_WHAT IS EXPECTED_.
Leave the pictures out and print every record below exactly as it stands.

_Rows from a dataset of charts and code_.
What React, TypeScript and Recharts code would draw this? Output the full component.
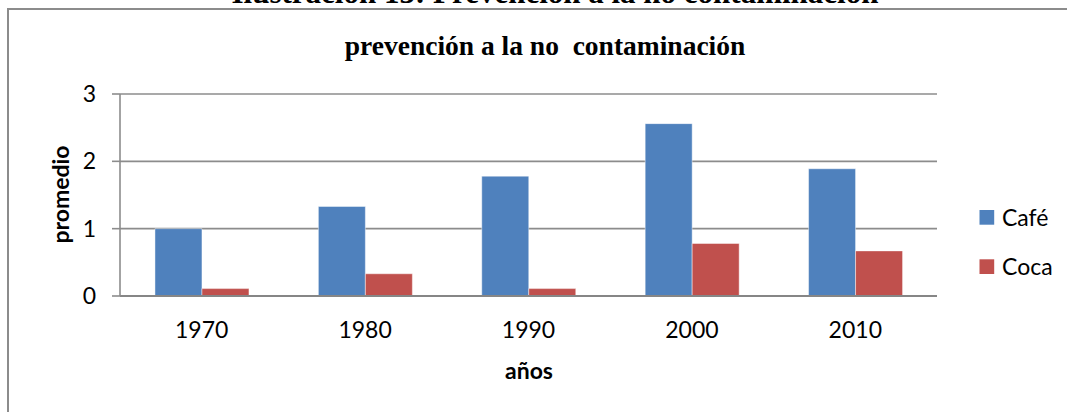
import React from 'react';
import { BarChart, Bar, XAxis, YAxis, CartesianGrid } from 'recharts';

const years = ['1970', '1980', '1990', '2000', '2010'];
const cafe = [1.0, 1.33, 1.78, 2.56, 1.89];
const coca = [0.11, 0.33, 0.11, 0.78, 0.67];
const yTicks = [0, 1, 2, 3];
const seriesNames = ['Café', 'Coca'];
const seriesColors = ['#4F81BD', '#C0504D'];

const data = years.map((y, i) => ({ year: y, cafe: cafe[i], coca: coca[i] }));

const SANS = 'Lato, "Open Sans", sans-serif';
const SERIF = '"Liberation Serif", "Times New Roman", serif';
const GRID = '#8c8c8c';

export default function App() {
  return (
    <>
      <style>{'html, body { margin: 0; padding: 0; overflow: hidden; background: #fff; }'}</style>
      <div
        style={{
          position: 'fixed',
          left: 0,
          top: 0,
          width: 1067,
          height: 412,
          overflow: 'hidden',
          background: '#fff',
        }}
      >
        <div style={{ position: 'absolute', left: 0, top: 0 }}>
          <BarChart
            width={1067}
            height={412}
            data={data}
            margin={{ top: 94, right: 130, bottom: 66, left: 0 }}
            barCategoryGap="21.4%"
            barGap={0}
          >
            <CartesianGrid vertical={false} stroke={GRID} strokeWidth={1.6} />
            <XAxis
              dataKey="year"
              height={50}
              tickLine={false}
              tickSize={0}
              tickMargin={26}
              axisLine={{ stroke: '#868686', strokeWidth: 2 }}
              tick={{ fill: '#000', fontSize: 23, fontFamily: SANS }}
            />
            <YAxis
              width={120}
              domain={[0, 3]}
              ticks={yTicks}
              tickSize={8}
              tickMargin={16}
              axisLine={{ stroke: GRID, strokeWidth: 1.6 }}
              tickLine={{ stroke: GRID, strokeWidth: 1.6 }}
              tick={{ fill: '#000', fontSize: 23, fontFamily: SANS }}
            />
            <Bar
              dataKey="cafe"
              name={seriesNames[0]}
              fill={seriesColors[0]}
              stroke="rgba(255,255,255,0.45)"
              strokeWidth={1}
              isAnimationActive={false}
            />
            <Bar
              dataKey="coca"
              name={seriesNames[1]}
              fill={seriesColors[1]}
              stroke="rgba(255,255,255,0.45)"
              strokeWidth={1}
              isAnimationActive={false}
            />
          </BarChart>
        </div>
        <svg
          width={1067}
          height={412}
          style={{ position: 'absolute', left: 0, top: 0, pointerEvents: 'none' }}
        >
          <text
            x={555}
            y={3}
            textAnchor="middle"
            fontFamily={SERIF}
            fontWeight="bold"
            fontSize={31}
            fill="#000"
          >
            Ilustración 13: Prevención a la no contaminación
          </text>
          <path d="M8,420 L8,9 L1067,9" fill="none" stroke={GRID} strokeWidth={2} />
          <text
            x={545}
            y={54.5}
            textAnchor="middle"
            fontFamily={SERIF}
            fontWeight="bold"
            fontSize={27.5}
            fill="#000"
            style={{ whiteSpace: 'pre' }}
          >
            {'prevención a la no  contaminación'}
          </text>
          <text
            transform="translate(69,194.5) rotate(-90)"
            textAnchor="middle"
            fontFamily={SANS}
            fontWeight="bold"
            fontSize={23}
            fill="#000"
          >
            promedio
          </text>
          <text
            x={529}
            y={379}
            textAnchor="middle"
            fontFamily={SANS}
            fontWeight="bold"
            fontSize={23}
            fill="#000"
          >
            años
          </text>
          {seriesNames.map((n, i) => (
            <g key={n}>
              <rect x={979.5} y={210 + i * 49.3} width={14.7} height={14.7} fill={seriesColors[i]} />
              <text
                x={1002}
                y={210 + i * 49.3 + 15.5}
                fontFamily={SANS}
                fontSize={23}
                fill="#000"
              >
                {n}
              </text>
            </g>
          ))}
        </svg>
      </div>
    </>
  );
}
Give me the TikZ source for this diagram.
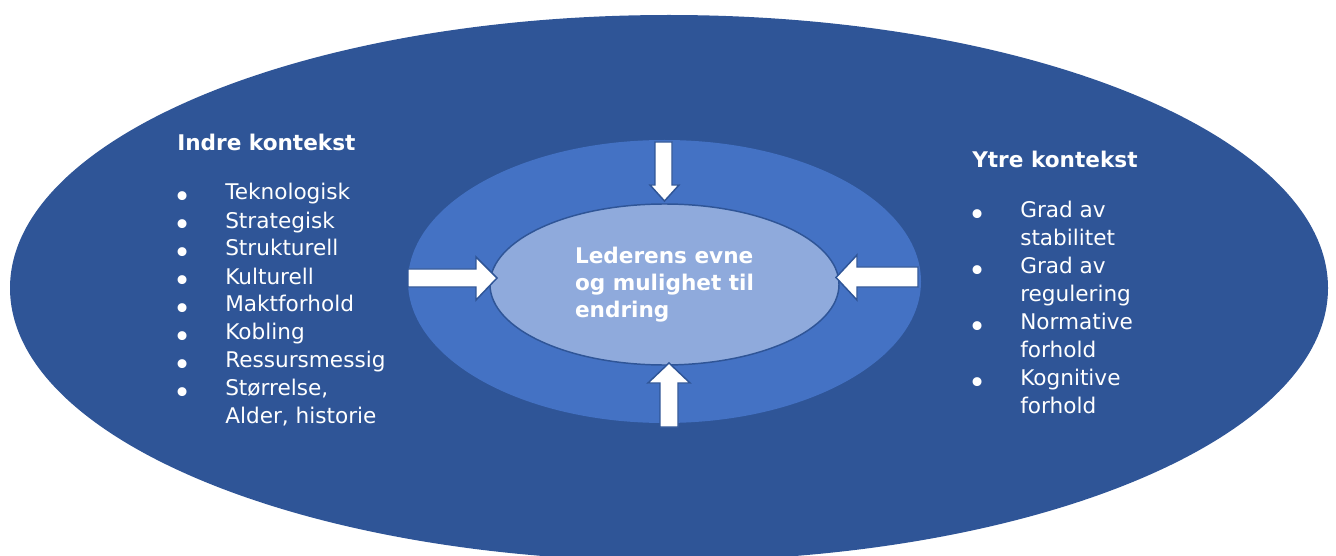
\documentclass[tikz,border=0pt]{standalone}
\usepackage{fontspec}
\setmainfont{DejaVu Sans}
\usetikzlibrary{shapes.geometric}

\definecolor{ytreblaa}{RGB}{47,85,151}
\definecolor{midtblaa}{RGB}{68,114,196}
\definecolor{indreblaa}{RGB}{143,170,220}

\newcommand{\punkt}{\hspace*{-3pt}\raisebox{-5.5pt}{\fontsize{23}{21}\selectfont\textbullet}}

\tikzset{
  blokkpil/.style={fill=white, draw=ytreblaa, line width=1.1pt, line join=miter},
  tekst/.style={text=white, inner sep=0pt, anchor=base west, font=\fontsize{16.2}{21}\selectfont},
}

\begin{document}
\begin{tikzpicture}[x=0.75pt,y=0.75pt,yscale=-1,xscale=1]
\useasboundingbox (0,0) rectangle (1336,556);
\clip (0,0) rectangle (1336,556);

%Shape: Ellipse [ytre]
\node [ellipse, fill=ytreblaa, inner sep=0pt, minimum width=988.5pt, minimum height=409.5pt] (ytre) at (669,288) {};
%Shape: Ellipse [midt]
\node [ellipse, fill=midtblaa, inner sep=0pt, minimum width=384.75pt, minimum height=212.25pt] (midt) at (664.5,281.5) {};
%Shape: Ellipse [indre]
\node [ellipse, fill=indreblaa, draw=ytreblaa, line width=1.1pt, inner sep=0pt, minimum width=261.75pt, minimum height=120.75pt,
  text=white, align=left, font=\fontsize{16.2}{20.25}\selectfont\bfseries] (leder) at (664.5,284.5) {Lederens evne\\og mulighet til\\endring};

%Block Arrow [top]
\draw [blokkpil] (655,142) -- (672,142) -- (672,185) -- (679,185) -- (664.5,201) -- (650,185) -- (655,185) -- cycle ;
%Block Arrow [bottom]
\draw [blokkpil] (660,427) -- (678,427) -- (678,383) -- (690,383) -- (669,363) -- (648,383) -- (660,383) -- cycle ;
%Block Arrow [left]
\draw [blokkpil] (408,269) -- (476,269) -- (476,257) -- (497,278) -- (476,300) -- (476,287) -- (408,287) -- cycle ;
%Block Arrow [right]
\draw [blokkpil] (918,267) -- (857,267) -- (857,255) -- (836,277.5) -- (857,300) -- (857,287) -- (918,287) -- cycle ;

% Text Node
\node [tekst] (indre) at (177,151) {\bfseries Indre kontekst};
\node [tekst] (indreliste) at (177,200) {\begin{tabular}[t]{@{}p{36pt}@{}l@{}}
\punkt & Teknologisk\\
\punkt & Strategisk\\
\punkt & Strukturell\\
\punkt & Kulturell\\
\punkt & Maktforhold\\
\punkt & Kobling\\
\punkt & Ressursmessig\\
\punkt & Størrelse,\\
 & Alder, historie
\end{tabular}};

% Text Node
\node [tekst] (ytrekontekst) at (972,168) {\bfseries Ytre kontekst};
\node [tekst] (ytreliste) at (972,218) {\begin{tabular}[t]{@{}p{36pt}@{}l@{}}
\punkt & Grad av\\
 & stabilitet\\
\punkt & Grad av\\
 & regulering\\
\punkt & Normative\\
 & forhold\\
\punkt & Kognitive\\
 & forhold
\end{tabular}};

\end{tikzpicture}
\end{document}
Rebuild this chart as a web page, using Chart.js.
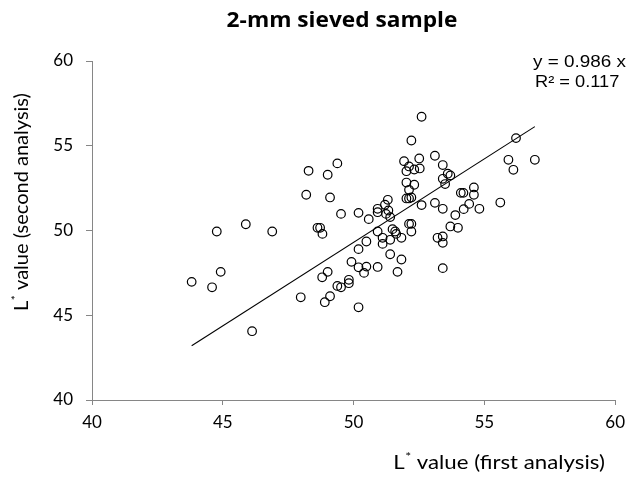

_FULL RESPONSE_.
What React, TypeScript and Recharts code would draw this? Output the full component.
import React from 'react';
import { BarChart, Bar, XAxis, YAxis, CartesianGrid } from 'recharts';

const years = ['1970', '1980', '1990', '2000', '2010'];
const cafe = [1.0, 1.33, 1.78, 2.56, 1.89];
const coca = [0.11, 0.33, 0.11, 0.78, 0.67];
const yTicks = [0, 1, 2, 3];
const seriesNames = ['Café', 'Coca'];
const seriesColors = ['#4F81BD', '#C0504D'];

const data = years.map((y, i) => ({ year: y, cafe: cafe[i], coca: coca[i] }));

const SANS = 'Lato, "Open Sans", sans-serif';
const SERIF = '"Liberation Serif", "Times New Roman", serif';
const GRID = '#8c8c8c';

export default function App() {
  return (
    <>
      <style>{'html, body { margin: 0; padding: 0; overflow: hidden; background: #fff; }'}</style>
      <div
        style={{
          position: 'fixed',
          left: 0,
          top: 0,
          width: 1067,
          height: 412,
          overflow: 'hidden',
          background: '#fff',
        }}
      >
        <div style={{ position: 'absolute', left: 0, top: 0 }}>
          <BarChart
            width={1067}
            height={412}
            data={data}
            margin={{ top: 94, right: 130, bottom: 66, left: 0 }}
            barCategoryGap="21.4%"
            barGap={0}
          >
            <CartesianGrid vertical={false} stroke={GRID} strokeWidth={1.6} />
            <XAxis
              dataKey="year"
              height={50}
              tickLine={false}
              tickSize={0}
              tickMargin={26}
              axisLine={{ stroke: '#868686', strokeWidth: 2 }}
              tick={{ fill: '#000', fontSize: 23, fontFamily: SANS }}
            />
            <YAxis
              width={120}
              domain={[0, 3]}
              ticks={yTicks}
              tickSize={8}
              tickMargin={16}
              axisLine={{ stroke: GRID, strokeWidth: 1.6 }}
              tickLine={{ stroke: GRID, strokeWidth: 1.6 }}
              tick={{ fill: '#000', fontSize: 23, fontFamily: SANS }}
            />
            <Bar
              dataKey="cafe"
              name={seriesNames[0]}
              fill={seriesColors[0]}
              stroke="rgba(255,255,255,0.45)"
              strokeWidth={1}
              isAnimationActive={false}
            />
            <Bar
              dataKey="coca"
              name={seriesNames[1]}
              fill={seriesColors[1]}
              stroke="rgba(255,255,255,0.45)"
              strokeWidth={1}
              isAnimationActive={false}
            />
          </BarChart>
        </div>
        <svg
          width={1067}
          height={412}
          style={{ position: 'absolute', left: 0, top: 0, pointerEvents: 'none' }}
        >
          <text
            x={555}
            y={3}
            textAnchor="middle"
            fontFamily={SERIF}
            fontWeight="bold"
            fontSize={31}
            fill="#000"
          >
            Ilustración 13: Prevención a la no contaminación
          </text>
          <path d="M8,420 L8,9 L1067,9" fill="none" stroke={GRID} strokeWidth={2} />
          <text
            x={545}
            y={54.5}
            textAnchor="middle"
            fontFamily={SERIF}
            fontWeight="bold"
            fontSize={27.5}
            fill="#000"
            style={{ whiteSpace: 'pre' }}
          >
            {'prevención a la no  contaminación'}
          </text>
          <text
            transform="translate(69,194.5) rotate(-90)"
            textAnchor="middle"
            fontFamily={SANS}
            fontWeight="bold"
            fontSize={23}
            fill="#000"
          >
            promedio
          </text>
          <text
            x={529}
            y={379}
            textAnchor="middle"
            fontFamily={SANS}
            fontWeight="bold"
            fontSize={23}
            fill="#000"
          >
            años
          </text>
          {seriesNames.map((n, i) => (
            <g key={n}>
              <rect x={979.5} y={210 + i * 49.3} width={14.7} height={14.7} fill={seriesColors[i]} />
              <text
                x={1002}
                y={210 + i * 49.3 + 15.5}
                fontFamily={SANS}
                fontSize={23}
                fill="#000"
              >
                {n}
              </text>
            </g>
          ))}
        </svg>
      </div>
    </>
  );
}
Give me the TikZ source for this diagram.
\documentclass[tikz,border=0pt]{standalone}
\usepackage{fontspec}
\setmainfont{DejaVu Sans}
\usetikzlibrary{shapes.geometric}

\definecolor{ytreblaa}{RGB}{47,85,151}
\definecolor{midtblaa}{RGB}{68,114,196}
\definecolor{indreblaa}{RGB}{143,170,220}

\newcommand{\punkt}{\hspace*{-3pt}\raisebox{-5.5pt}{\fontsize{23}{21}\selectfont\textbullet}}

\tikzset{
  blokkpil/.style={fill=white, draw=ytreblaa, line width=1.1pt, line join=miter},
  tekst/.style={text=white, inner sep=0pt, anchor=base west, font=\fontsize{16.2}{21}\selectfont},
}

\begin{document}
\begin{tikzpicture}[x=0.75pt,y=0.75pt,yscale=-1,xscale=1]
\useasboundingbox (0,0) rectangle (1336,556);
\clip (0,0) rectangle (1336,556);

%Shape: Ellipse [ytre]
\node [ellipse, fill=ytreblaa, inner sep=0pt, minimum width=988.5pt, minimum height=409.5pt] (ytre) at (669,288) {};
%Shape: Ellipse [midt]
\node [ellipse, fill=midtblaa, inner sep=0pt, minimum width=384.75pt, minimum height=212.25pt] (midt) at (664.5,281.5) {};
%Shape: Ellipse [indre]
\node [ellipse, fill=indreblaa, draw=ytreblaa, line width=1.1pt, inner sep=0pt, minimum width=261.75pt, minimum height=120.75pt,
  text=white, align=left, font=\fontsize{16.2}{20.25}\selectfont\bfseries] (leder) at (664.5,284.5) {Lederens evne\\og mulighet til\\endring};

%Block Arrow [top]
\draw [blokkpil] (655,142) -- (672,142) -- (672,185) -- (679,185) -- (664.5,201) -- (650,185) -- (655,185) -- cycle ;
%Block Arrow [bottom]
\draw [blokkpil] (660,427) -- (678,427) -- (678,383) -- (690,383) -- (669,363) -- (648,383) -- (660,383) -- cycle ;
%Block Arrow [left]
\draw [blokkpil] (408,269) -- (476,269) -- (476,257) -- (497,278) -- (476,300) -- (476,287) -- (408,287) -- cycle ;
%Block Arrow [right]
\draw [blokkpil] (918,267) -- (857,267) -- (857,255) -- (836,277.5) -- (857,300) -- (857,287) -- (918,287) -- cycle ;

% Text Node
\node [tekst] (indre) at (177,151) {\bfseries Indre kontekst};
\node [tekst] (indreliste) at (177,200) {\begin{tabular}[t]{@{}p{36pt}@{}l@{}}
\punkt & Teknologisk\\
\punkt & Strategisk\\
\punkt & Strukturell\\
\punkt & Kulturell\\
\punkt & Maktforhold\\
\punkt & Kobling\\
\punkt & Ressursmessig\\
\punkt & Størrelse,\\
 & Alder, historie
\end{tabular}};

% Text Node
\node [tekst] (ytrekontekst) at (972,168) {\bfseries Ytre kontekst};
\node [tekst] (ytreliste) at (972,218) {\begin{tabular}[t]{@{}p{36pt}@{}l@{}}
\punkt & Grad av\\
 & stabilitet\\
\punkt & Grad av\\
 & regulering\\
\punkt & Normative\\
 & forhold\\
\punkt & Kognitive\\
 & forhold
\end{tabular}};

\end{tikzpicture}
\end{document}
Rebuild this chart as a web page, using Chart.js.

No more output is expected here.